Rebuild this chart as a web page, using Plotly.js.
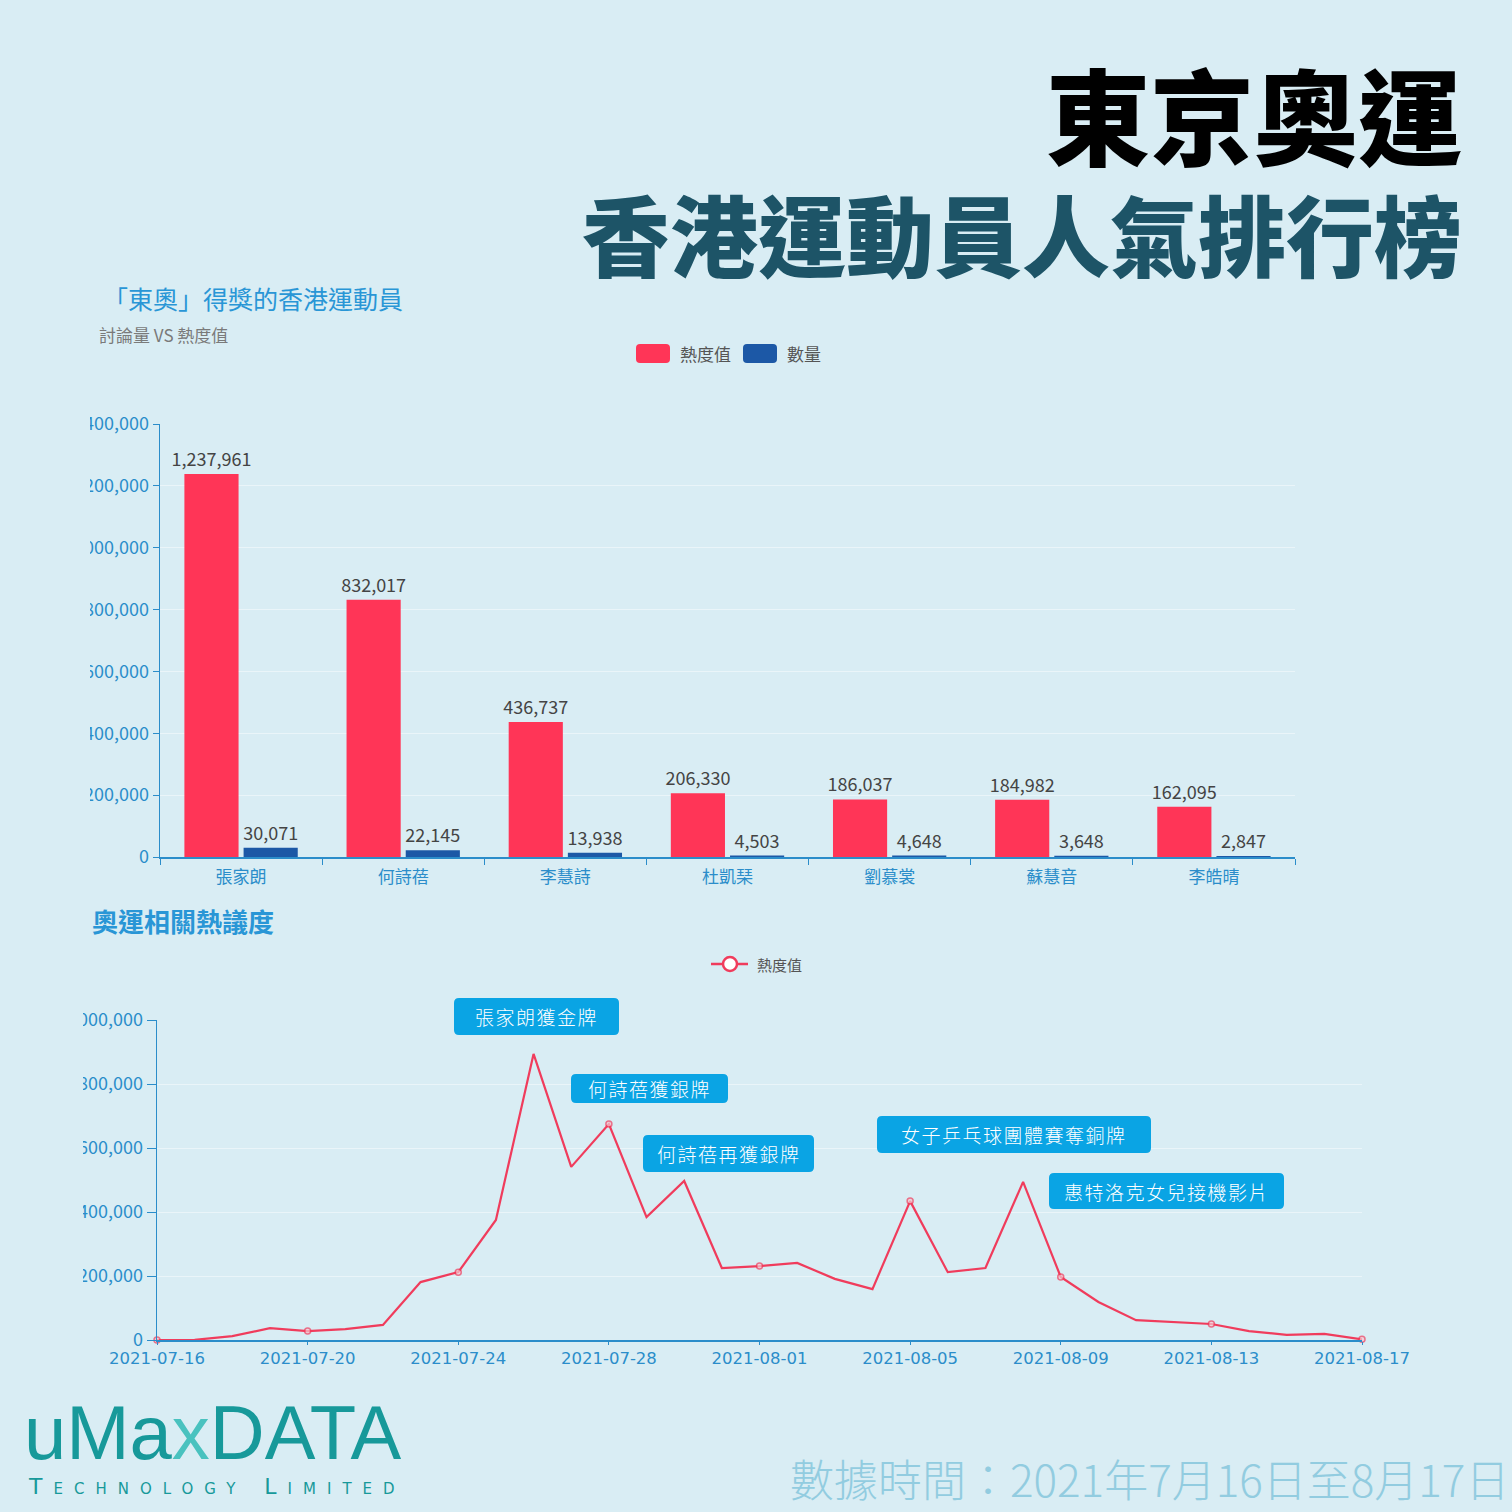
<!DOCTYPE html>
<html>
<head>
<meta charset="utf-8">
<script src="https://cdn.plot.ly/plotly-3.0.1.min.js"></script>
<style>html,body{margin:0;padding:0;background:#d9edf4;}</style>
</head>
<body>
<div id="chart" style="width:1512px;height:1512px;"></div>
<script>
// ---- data ----
const athletes = ['張家朗', '何詩蓓', '李慧詩', '杜凱琹', '劉慕裳', '蘇慧音', '李皓晴'];
const heatValues = [1237961, 832017, 436737, 206330, 186037, 184982, 162095];
const countValues = [30071, 22145, 13938, 4503, 4648, 3648, 2847];

const dates = ['2021-07-16','2021-07-17','2021-07-18','2021-07-19','2021-07-20','2021-07-21','2021-07-22',
  '2021-07-23','2021-07-24','2021-07-25','2021-07-26','2021-07-27','2021-07-28','2021-07-29','2021-07-30',
  '2021-07-31','2021-08-01','2021-08-02','2021-08-03','2021-08-04','2021-08-05','2021-08-06','2021-08-07',
  '2021-08-08','2021-08-09','2021-08-10','2021-08-11','2021-08-12','2021-08-13','2021-08-14','2021-08-15',
  '2021-08-16','2021-08-17'];
const dailyHeat = [0, 500, 12000, 37000, 28000, 34000, 47000,
  181000, 212000, 375000, 894000, 541000, 675000, 384000, 497000,
  225000, 231000, 241000, 191000, 159000, 434000, 212000, 225000,
  494000, 197000, 119000, 62000, 56000, 50000, 28000, 16000,
  19000, 2000];

const events = ['張家朗獲金牌', '何詩蓓獲銀牌', '何詩蓓再獲銀牌', '女子乒乓球團體賽奪銅牌', '惠特洛克女兒接機影片'];

// ---- helpers ----
const W = 1512, H = 1512;
const px = x => x / W;
const py = y => 1 - y / H;
const BG = '#d9edf4';
const RED = '#ff3557';
const BLUE = '#1c58a6';
const AXIS = '#2b8dca';
const FONT = '"Noto Sans CJK TC", "Noto Sans CJK SC", sans-serif';

function rr(x0, y0, x1, y1, r, fill) {
  const P = (x, y) => px(x) + ',' + py(y);
  const path = 'M' + P(x0 + r, y0) + ' L' + P(x1 - r, y0) + ' Q' + P(x1, y0) + ' ' + P(x1, y0 + r) +
    ' L' + P(x1, y1 - r) + ' Q' + P(x1, y1) + ' ' + P(x1 - r, y1) +
    ' L' + P(x0 + r, y1) + ' Q' + P(x0, y1) + ' ' + P(x0, y1 - r) +
    ' L' + P(x0, y0 + r) + ' Q' + P(x0, y0) + ' ' + P(x0 + r, y0) + ' Z';
  return {type: 'path', xref: 'paper', yref: 'paper', path: path, fillcolor: fill, line: {width: 0}, layer: 'above'};
}
function txt(text, x, y, size, color, xanchor, extra) {
  return Object.assign({
    text: text, x: px(x), y: py(y), xref: 'paper', yref: 'paper', xanchor: xanchor || 'left', yanchor: 'middle',
    showarrow: false, font: {family: FONT, size: size, color: color}
  }, extra || {});
}

// marker sizes: only every 4th day marked (as in the reference)
const markerSizes = dates.map((d, i) => (i % 4 === 0 ? 6 : 0));

const barTextFont = {family: FONT, size: 18, color: '#444'};
const traces = [
  {type: 'bar', name: '熱度值', x: athletes, y: heatValues, xaxis: 'x', yaxis: 'y',
   marker: {color: RED}, text: heatValues, texttemplate: '%{y:,}', textposition: 'outside', constraintext: 'none',
   textfont: barTextFont, cliponaxis: false, showlegend: false},
  {type: 'bar', name: '數量', x: athletes, y: countValues, xaxis: 'x', yaxis: 'y',
   marker: {color: BLUE}, text: countValues, texttemplate: '%{y:,}', textposition: 'outside', constraintext: 'none',
   textfont: barTextFont, cliponaxis: false, showlegend: false},
  {type: 'scatter', mode: 'lines+markers', name: '熱度值', x: dates, y: dailyHeat, xaxis: 'x2', yaxis: 'y2',
   line: {color: '#f03c5c', width: 2.2}, cliponaxis: false,
   marker: {size: markerSizes, color: '#f7c9d2', line: {color: '#f03c5c', width: 1.5}}, showlegend: false}
];

// event boxes (pixel geometry of the label boxes)
const boxes = [
  [454, 998, 619, 1035],
  [571, 1074, 728, 1103],
  [643, 1135, 814, 1172],
  [877, 1116, 1151, 1153],
  [1049, 1173, 1284, 1209]
];
const BOXC = '#0aa4e4';

const shapes = [];
const annotations = [];

boxes.forEach((b, i) => {
  shapes.push(rr(b[0], b[1], b[2], b[3], 5, BOXC));
  annotations.push(txt('<span style="letter-spacing:1.5px">' + events[i] + '</span>', (b[0] + b[2]) / 2, (b[1] + b[3]) / 2, 19, '#ffffff', 'center',
    {font: {family: FONT, size: 19, color: '#ffffff', weight: 300}}));
});

// legend 1 swatches
shapes.push(rr(636, 344, 670, 363, 4, RED));
shapes.push(rr(743, 344, 777, 363, 4, BLUE));
annotations.push(txt('熱度值', 678, 353, 17, '#555555', 'left'));
annotations.push(txt('數量', 785, 353, 17, '#555555', 'left'));
// legend 2
shapes.push({type: 'line', xref: 'paper', yref: 'paper', x0: px(711), x1: px(748), y0: py(964), y1: py(964), line: {color: '#f03c5c', width: 2.5}, layer: 'above'});
shapes.push({type: 'circle', xref: 'paper', yref: 'paper', x0: px(723), x1: px(737), y0: py(971), y1: py(957), fillcolor: '#ffffff', line: {color: '#f03c5c', width: 2.5}, layer: 'above'});
annotations.push(txt('熱度值', 755, 964, 15, '#555555', 'left'));

// cropped-edge masks over the y tick labels (as in the reference image)
shapes.push({type: 'rect', xref: 'paper', yref: 'paper', x0: 0, x1: px(90), y0: py(872), y1: py(405), fillcolor: BG, line: {width: 0}, layer: 'above'});
shapes.push({type: 'rect', xref: 'paper', yref: 'paper', x0: 0, x1: px(83), y0: py(1350), y1: py(1005), fillcolor: BG, line: {width: 0}, layer: 'above'});

// main title (two lines in one text block)
annotations.push({
  text: '<span style="font-size:104px;color:#000000">東京奧運</span><br><span style="font-size:88px;color:#1d5467">香港運動員人氣排行榜</span>',
  x: px(1464), y: py(166), xref: 'paper', yref: 'paper', xanchor: 'right', yanchor: 'middle', align: 'right',
  showarrow: false, font: {family: FONT, size: 86, color: '#1d5467', weight: 900}
});
annotations.push(txt('「東奧」得獎的香港運動員', 101, 298, 25, '#2996d6', 'left'));
annotations.push(txt('討論量 VS 熱度值', 97, 334, 17, '#7a7a7a', 'left'));
annotations.push(txt('奧運相關熱議度', 90, 920, 26, '#2996d6', 'left', {font: {family: FONT, size: 26, color: '#2996d6', weight: 700}}));

// logo + footer
annotations.push(txt('uMa<span style="color:#49c2bf">x</span>DATA', 22, 1432, 76, '#17999a', 'left', {font: {family: '"Liberation Sans", sans-serif', size: 76, color: '#17999a'}}));
annotations.push(txt('<span style="letter-spacing:11px">Technology Limited</span>', 26, 1486, 22, '#17999a', 'left', {font: {family: '"DejaVu Sans", sans-serif', size: 22, color: '#17999a', variant: 'small-caps'}}));
annotations.push(txt('數據時間：2021年7月16日至8月17日', 1511, 1478, 44, '#92cce0', 'right', {font: {family: FONT, size: 44, color: '#92cce0', weight: 300}}));

const tickFont = {family: FONT, size: 18, color: AXIS};

const layout = {
  width: W, height: H,
  margin: {l: 0, r: 0, t: 0, b: 0},
  paper_bgcolor: BG, plot_bgcolor: BG,
  showlegend: false,
  barmode: 'group', bargap: 0.27, bargroupgap: 0.085,
  xaxis: {domain: [px(160), px(1295)], anchor: 'y', type: 'category', showline: true, linecolor: AXIS, linewidth: 1.5,
    ticks: 'outside', tickson: 'boundaries', ticklen: 6, tickcolor: AXIS, showgrid: false, zeroline: false,
    ticklabelstandoff: 4, tickfont: {family: FONT, size: 17, color: AXIS}},
  yaxis: {domain: [py(857), py(424)], anchor: 'x', range: [0, 1400000], dtick: 200000, tickformat: ',',
    showline: true, linecolor: AXIS, linewidth: 1.5, ticks: 'outside', ticklen: 6, tickcolor: AXIS,
    showgrid: true, gridcolor: 'rgba(255,255,255,0.45)', zeroline: false, tickfont: tickFont},
  xaxis2: {domain: [px(157), px(1362)], anchor: 'y2', type: 'date', range: ['2021-07-16', '2021-08-17'],
    tick0: '2021-07-16', dtick: 4 * 86400000, tickformat: '%Y-%m-%d', showline: true, linecolor: AXIS, linewidth: 1.5,
    ticks: 'outside', ticklen: 3, tickcolor: AXIS, showgrid: false, zeroline: false,
    tickfont: {family: '"DejaVu Sans", sans-serif', size: 16.5, color: AXIS}},
  yaxis2: {domain: [py(1340), py(1020)], anchor: 'x2', range: [0, 1000000], dtick: 200000, tickformat: ',',
    showline: true, linecolor: AXIS, linewidth: 1.5, ticks: 'outside', ticklen: 9, tickcolor: AXIS,
    showgrid: true, gridcolor: 'rgba(255,255,255,0.45)', zeroline: false, tickfont: tickFont},
  shapes: shapes,
  annotations: annotations
};

Plotly.newPlot('chart', traces, layout, {staticPlot: true, displayModeBar: false});
</script>
</body>
</html>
+ + +
Exercise objective> Your task is to return the lines above, from the first one up to and including the line containing "4648, 3648, 2847];", minus any pictures.

Full output>
Rebuild this chart as a web page, using Plotly.js.
<!DOCTYPE html>
<html>
<head>
<meta charset="utf-8">
<script src="https://cdn.plot.ly/plotly-3.0.1.min.js"></script>
<style>html,body{margin:0;padding:0;background:#d9edf4;}</style>
</head>
<body>
<div id="chart" style="width:1512px;height:1512px;"></div>
<script>
// ---- data ----
const athletes = ['張家朗', '何詩蓓', '李慧詩', '杜凱琹', '劉慕裳', '蘇慧音', '李皓晴'];
const heatValues = [1237961, 832017, 436737, 206330, 186037, 184982, 162095];
const countValues = [30071, 22145, 13938, 4503, 4648, 3648, 2847];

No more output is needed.